Given the following,
from transformers import TFAutoModel
from transformers import BertTokenizer
bert = TFAutoModel.from_pretrained('bert-base-cased')
tokenizer = BertTokenizer.from_pretrained('bert-base-cased')
I expected that if special tokens are added to the tokens, the remaining tokens would remain the same and yet they do not. For example I expected that the following should be equal but all the tokens change. Why is this?
tokens = tokenizer(['this product is no good'], add_special_tokens=True,return_tensors='tf')
output = bert(tokens)
output[0][0][1]
tokens = tokenizer(['this product is no good'], add_special_tokens=False,return_tensors='tf')
output = bert(tokens)
output[0][0][0]
When setting add_special_tokens=True
, you are including the [CLS]
token in the front and the [SEP]
token at the end of your sentence, which leads to a total of 7 tokens instead of 5:
tokens = tokenizer(['this product is no good'], add_special_tokens=True, return_tensors='tf')
print(tokenizer.convert_ids_to_tokens(tf.squeeze(tokens['input_ids'], axis=0)))
['[CLS]', 'this', 'product', 'is', 'no', 'good', '[SEP]']
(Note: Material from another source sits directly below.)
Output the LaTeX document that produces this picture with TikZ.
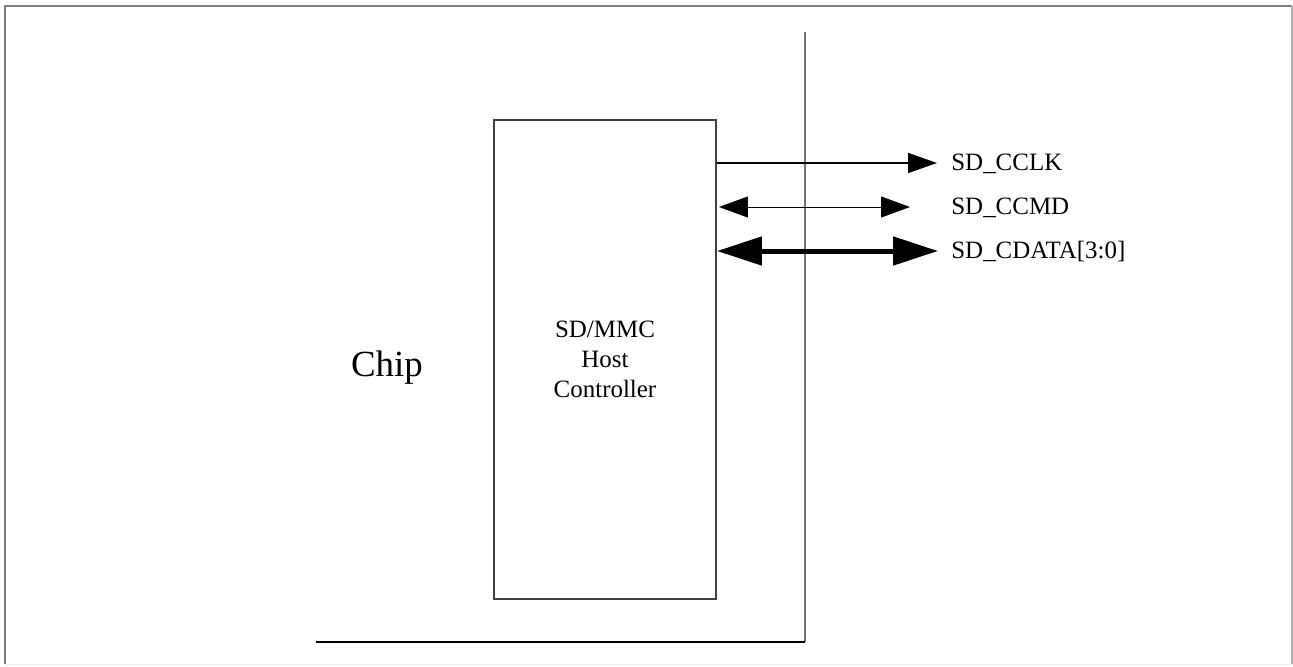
\documentclass[tikz,border=0pt]{standalone}
\usepackage{fontspec}
\setmainfont{Liberation Serif}
\usetikzlibrary{arrows.meta,positioning}

\begin{document}
\begin{tikzpicture}[x=0.02cm,y=-0.02cm]
\tikzstyle{every node}+=[inner sep=0pt]
\tikzstyle{sig}=[font=\fontsize{14.2}{17}\selectfont,anchor=base west]
\tikzstyle{wire}=[black,line width=0.03cm]
\useasboundingbox (0,0) rectangle (1293,666);
% frame
\draw [gray,line width=0.06cm] (5,664) -- (5,6) -- (1292,6);
\draw [gray!60,line width=0.03cm] (1292,6) -- (1292,664);
\draw [gray!15] (5,664) -- (1292,664);
% chip edge
\draw [black!55,line width=0.04cm] (805,32) -- (805,642);
\draw [black,line width=0.04cm] (316,642) -- (805,642);
% blocks
\node (host) [draw=black!75,line width=0.04cm,minimum width=4.44cm,minimum height=9.58cm,
  align=center,font=\fontsize{14.2}{17}\selectfont] at (605,359.5) {SD/MMC\\Host\\Controller};
\node (chip) [font=\fontsize{21}{25}\selectfont] at (387,368) {Chip};
% signals
\node (clk) [sig] at (951,170) {SD\_CCLK};
\node (cmd) [sig] at (951,214) {SD\_CCMD};
\node (dat) [sig] at (951,258) {SD\_CDATA[3:0]};
\coordinate (clkend) at ([shift={(-14,-7)}]clk.base west);
\coordinate (cmdend) at ([shift={(-41,-7)}]cmd.base west);
\coordinate (datend) at ([shift={(-13,-7)}]dat.base west);
\draw [wire,-{Triangle[length=0.58cm,width=0.4cm]}] (host.east |- clkend) -- (clkend);
\draw [wire,line width=0.02cm,{Triangle[length=0.58cm,width=0.42cm]}-{Triangle[length=0.58cm,width=0.42cm]}]
  ([xshift=0.04cm]host.east |- cmdend) -- (cmdend);
\draw [wire,line width=0.1cm,{Triangle[length=0.9cm,width=0.56cm]}-{Triangle[length=0.9cm,width=0.56cm]}]
  (host.east |- datend) -- (datend);
\end{tikzpicture}
\end{document}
Your sentence level embeddings are different, because these two special
tokens become a part of your embedding as they are propagated through the BERT model. They are not masked like padding tokens [pad]. Check out the docs for more information.
If you take a closer look at how Bert's Transformer-Encoder architecture and attention mechanism works, you will quickly understand why a single difference between two sentences will generate different hidden_states
. New tokens are not simply concatenated to existing ones. In a sense, the tokens depend on each other. According to the BERT author Jacob Devlin:
I'm not sure what these vectors are, since BERT does not generate meaningful sentence vectors. It seems that this is doing average pooling over the word tokens to get a sentence vector, but we never suggested that this will generate meaningful sentence representations.
Or another interesting discussion:
[...] The value of CLS is influenced by other tokens, just like other tokens are influenced by their context (attention).